Donald Trump swept the Indiana primary on Tuesday evening, forcing Senator Ted Cruz to finally bow out of the presidential race and essentially hand the Republican nomination to Trump.
Trump led his Republican rivals with around 53 percent on of the vote according to CNN projections. The frontrunner dealt a fatal loss to Senator Ted Cruz, who banked much of his faltering campaign on defeating Trump in Indiana on Tuesday night.
"From the very beginning I said i would continue on as long as there was a viable path to victory," Cruz said, speaking to an audibly distraught crowd of supporters in Indianapolis, Indiana. "Tonight I'm sorry to say it appears that path has been foreclosed."
"We left it all on the field in Indiana," Cruz continued before ending his speech without endorsing or even mentioning Trump.
The chair of the Republican National Committee, Reince Priebus, acknowledged that Trump was now the party's standard-bearer moments after Cruz ended his speech.
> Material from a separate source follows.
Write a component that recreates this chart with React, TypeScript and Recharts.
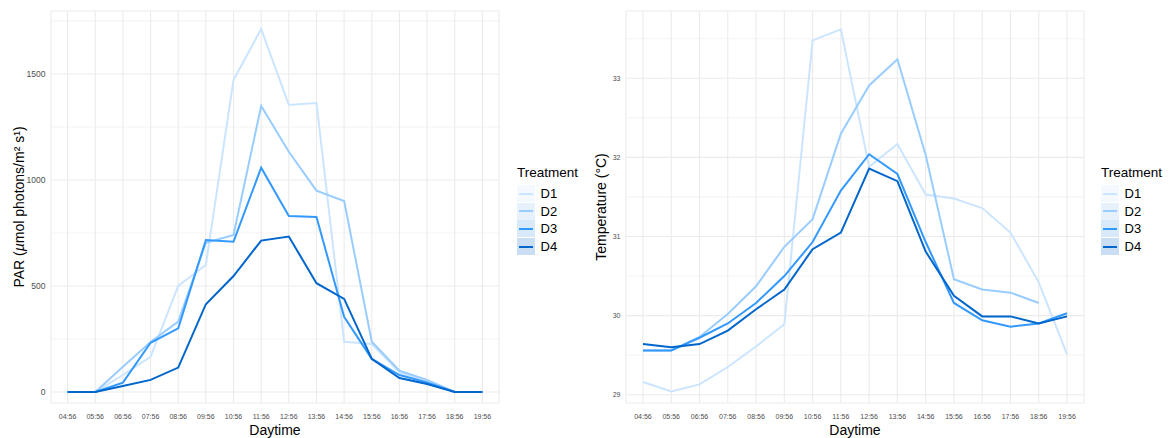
import { LineChart, Line, XAxis, YAxis, CartesianGrid, Legend } from "recharts";

/* ── data ── */

const times = [
  "04:56", "05:56", "06:56", "07:56", "08:56", "09:56", "10:56", "11:56",
  "12:56", "13:56", "14:56", "15:56", "16:56", "17:56", "18:56", "19:56",
];

const treatments = ["D1", "D2", "D3", "D4"];

// PAR (µmol photons/m² s¹)
const parD1 = [0, 0, 80, 166, 500, 599, 1472, 1712, 1354, 1363, 237, 226, 92, 48, 0, 0];
const parD2 = [0, 0, 119, 236, 332, 704, 741, 1349, 1133, 950, 901, 237, 100, 57, 0, 0];
const parD3 = [0, 0, 44, 232, 300, 717, 709, 1058, 830, 825, 355, 156, 80, 45, 0, 0];
const parD4 = [0, 0, 28, 57, 115, 414, 547, 714, 733, 513, 439, 156, 66, 38, 0, 0];

// Temperature (°C)
const tempD1 = [29.16, 29.04, 29.13, 29.35, 29.61, 29.89, 33.48, 33.62, 31.88, 32.17, 31.53, 31.48, 31.36, 31.05, 30.42, 29.51];
const tempD2 = [29.56, 29.56, 29.73, 30.02, 30.37, 30.87, 31.22, 32.3, 32.91, 33.24, 32.03, 30.46, 30.33, 30.29, 30.16, null];
const tempD3 = [29.56, 29.56, 29.72, 29.9, 30.16, 30.5, 30.93, 31.58, 32.04, 31.79, 30.93, 30.16, 29.94, 29.86, 29.9, 30.03];
const tempD4 = [29.64, 29.6, 29.64, 29.81, 30.08, 30.33, 30.84, 31.05, 31.86, 31.7, 30.81, 30.25, 29.99, 29.99, 29.9, 29.99];

const parTicks = [0, 500, 1000, 1500];
const parMinor = [250, 750, 1250, 1750];
const tempTicks = [29, 30, 31, 32, 33];
const tempMinor = [29.5, 30.5, 31.5, 32.5, 33.5];

/* ── styling ── */

const FONT = "'Liberation Sans', Arial, Helvetica, sans-serif";
const COLORS: Record<string, string> = {
  D1: "#cce5ff",
  D2: "#99ccff",
  D3: "#3399ff",
  D4: "#0066cc",
};
const KEY_BG: Record<string, string> = {
  D1: "#f4f9ff",
  D2: "#e6f1fc",
  D3: "#d8e9fa",
  D4: "#c9ddf3",
};
const GRID = "#ebebeb";
const xTicks = times.map((_, i) => i);

function buildRows(series: (number | null)[][]) {
  return times.map((t, i) => {
    const row: Record<string, number | string | null> = { x: i, t };
    treatments.forEach((name, k) => {
      row[name] = series[k][i];
    });
    return row;
  });
}

const parRows = buildRows([parD1, parD2, parD3, parD4]);
const tempRows = buildRows([tempD1, tempD2, tempD3, tempD4]);

function TreatmentLegend(props: any) {
  const payload = props.payload ?? [];
  return (
    <div style={{ fontFamily: FONT, color: "#000" }}>
      <div style={{ fontSize: 13.5, lineHeight: "15px", marginBottom: 5 }}>Treatment</div>
      {payload.map((entry: any) => (
        <div
          key={entry.value}
          style={{ display: "flex", alignItems: "center", height: 17.6 }}
        >
          <div
            style={{
              width: 17.6,
              height: 17,
              background: KEY_BG[entry.value],
              position: "relative",
            }}
          >
            <div
              style={{
                position: "absolute",
                left: 2,
                right: 2,
                top: 7.5,
                height: 2,
                background: entry.color,
              }}
            />
          </div>
          <span style={{ marginLeft: 6, fontSize: 13 }}>{entry.value}</span>
        </div>
      ))}
    </div>
  );
}

// rotated y-axis title, baseline sitting `gap` px left of the plot edge
function yTitle(content: React.ReactNode, gap: number) {
  return (props: any) => {
    const vb = props.viewBox ?? { x: 0, y: 11, width: 30, height: 392 };
    const cx = vb.x + vb.width - gap;
    const cy = vb.y + vb.height / 2;
    return (
      <text
        x={cx}
        y={cy}
        transform={`rotate(-90, ${cx}, ${cy})`}
        textAnchor="middle"
        fontSize={14}
        fontFamily={FONT}
        fill="#000"
      >
        {content}
      </text>
    );
  };
}

function xTitle(props: any) {
  const vb = props.viewBox ?? { x: 0, y: 403, width: 448, height: 30 };
  return (
    <text
      x={vb.x + vb.width / 2}
      y={vb.y + 31.5}
      textAnchor="middle"
      fontSize={14}
      fontFamily={FONT}
      fill="#000"
    >
      Daytime
    </text>
  );
}

function Panel({
  rows,
  domain,
  ticks,
  minor,
  tickFont,
  title,
  titleGap,
  margin,
  width,
  legendLeft,
}: {
  rows: Record<string, number | string | null>[];
  domain: [number, number];
  ticks: number[];
  minor: number[];
  tickFont: number;
  title: React.ReactNode;
  titleGap: number;
  margin: { top: number; right: number; bottom: number; left: number };
  width: number;
  legendLeft: number;
}) {
  return (
    <LineChart width={width} height={438} data={rows} margin={margin}>
      <CartesianGrid
        horizontalValues={minor}
        vertical={false}
        stroke={GRID}
        strokeWidth={0.6}
      />
      <CartesianGrid stroke={GRID} strokeWidth={1.1} />
      <XAxis
        dataKey="x"
        type="number"
        domain={[-0.6, 15.6]}
        ticks={xTicks}
        interval={0}
        tickFormatter={(v: number) => times[v]}
        height={30}
        axisLine={false}
        tickLine={false}
        tickSize={0}
        tickMargin={11.5}
        tick={{ fontSize: 7, fill: "#4d4d4d", fontFamily: FONT }}
        label={{ content: xTitle }}
      />
      <YAxis
        type="number"
        domain={domain}
        ticks={ticks}
        allowDataOverflow
        width={30}
        axisLine={false}
        tickLine={false}
        tickSize={0}
        tickMargin={5.5}
        tick={{ fontSize: tickFont, fill: "#4d4d4d", fontFamily: FONT }}
        label={{ content: yTitle(title, titleGap) }}
      />
      <Legend
        layout="vertical"
        align="right"
        verticalAlign="middle"
        width={70}
        wrapperStyle={{ left: legendLeft, top: 165, width: 70 }}
        content={<TreatmentLegend />}
      />
      {treatments.map((name) => (
        <Line
          key={name}
          type="linear"
          dataKey={name}
          stroke={COLORS[name]}
          strokeWidth={2}
          dot={false}
          activeDot={false}
          isAnimationActive={false}
        />
      ))}
    </LineChart>
  );
}

export default function App() {
  const parTitle = (
    <>
      PAR (<tspan fontStyle="italic">µ</tspan>mol photons/m² s¹)
    </>
  );
  return (
    <div
      style={{
        position: "absolute",
        left: 0,
        top: 0,
        width: 1169,
        height: 438,
        background: "#fff",
        fontFamily: FONT,
      }}
    >
      <div style={{ position: "absolute", left: 0, top: 0 }}>
        <Panel
          rows={parRows}
          domain={[-52, 1797]}
          ticks={parTicks}
          minor={parMinor}
          tickFont={8.5}
          title={parTitle}
          titleGap={27}
          margin={{ top: 11, right: 16, bottom: 5, left: 21 }}
          width={585}
          legendLeft={517}
        />
      </div>
      <div style={{ position: "absolute", left: 585, top: 0 }}>
        <Panel
          rows={tempRows}
          domain={[28.895, 33.851]}
          ticks={tempTicks}
          minor={tempMinor}
          tickFont={7}
          title="Temperature (°C)"
          titleGap={20.5}
          margin={{ top: 11, right: 15, bottom: 5, left: 11 }}
          width={584}
          legendLeft={516}
        />
      </div>
    </div>
  );
}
— Reince Priebus (@Reince) May 4, 2016
Cruz's withdrawal from the race concludes one of the most brutal days of sparring between him and Trump so far during the primary race. Cruz unleashed on the GOP frontrunner earlier on Tuesday, calling him a "narcissist," "utterly amoral" and "pathological liar." Trump responded with a statement calling Cruz "unhinged."
Trump spoke from Trump Tower in Manhattan. "It's been an unbelievable day and evening and year," he said, after Cruz announced he was dropping out. "I haven't been through anything like this but it's a beautiful thing to watch and a beautiful thing to behold."
Trump displayed a rare moment of humility in his victory speech by congratulating Cruz as "one hell of a competitor" and a "tough, smart guy [with] an amazing future." He also congratulated Cruz's family, including his wife Heidi, and his children. Trump's softer words toward Cruz, of course, come less than 12 hours after he called his rival "unhinged" and "wacko" and accused his father of being involved in the assassination of John F. Kennedy.
Trump vowed to continue campaigning in West Virginia and Nebraska, despite acknowledging himself that he has essentially locked down the nomination. He made it clear that his sights were now set on the general election: "We're going after Hillary Clinton. She will not be a great president."
Trump began Tuesday night just 281 delegates short of the total he'll need to clinch the Republican nomination and will add significantly to that lead on Tuesday night, bringing him inches away from becoming the party's standard-bearer. Trump won at least 45 of Indiana's delegates and will only need to win slightly more than half of the remaining delegates to avoid a contested convention, the only remaining path for the remaining rival, Ohio Governor John Kasich, to defeat him.
Trump's victory in Indiana reaffirmed what has looked inevitable in recent weeks: the frontrunner will be the Republican nominee and likely face off against Hillary Clinton, the presumptive Democratic nominee, in the November general election. The polls in Indiana favored both candidates heading into Tuesday's primary and both candidates were coming off massive wins in a swath of northeastern states the previous week.
Trump was over Indiana before voting began. He spent most of Monday there assuring supporters that he already had the race in the bag and made it clear his sights are now set on the general election.
"The people of Indiana are going to put me over the top and we can focus on Hillary Clinton," Trump said on Monday evening at a campaign rally in South Bend.
No one had more riding on Indiana's primary than Cruz, who walked away with only about 37 percent of the vote. The Texas senator, along with the rest of the "stop Trump" forces, had pinned all remaining hopes on the state's primary to deny Trump enough delegates to avoid a contested convention.
Cruz had pulled out a series of increasingly desperate tricks in recent weeks, including tapping Carly Fiorina as his running mate last week, blanketing the airwaves with a deluge of anti-Trump ads, referencing the film "Hoosiers" during campaign appearances and touting his endorsement by the state's conservative governor Mike Pence. He even entered into a bungled alliance with Kasich, so that Cruz would be left alone to campaign against Trump in Indiana. (Cruz later denied the existence of the alliance, while Kasich merely backed off). But just like everything else the candidates and anti-Trump operatives have thrown at the frontrunner so far, none of those efforts did anything to slow down Trump.
California will end the Republican primary season with its vote on June 7.
John Kasich is however staying in, after netting a meager eight percent of the votes in Indiana. "Tonight's results are not going to alter Gov. Kasich's campaign plans," his campaign said in a statement, shortly after Trump was declared the winner. "Our strategy has been and continues to be one that involves winning the nomination at an open convention."
Cruz had spent months setting up a careful ground organization in California. He also nabbed the endorsement of former California Governor Pete Wilson last week. But early polls of the state's voters showed that Trump was heavily favored to scoop up most of the state's 172 delegates and win the Republican nomination there.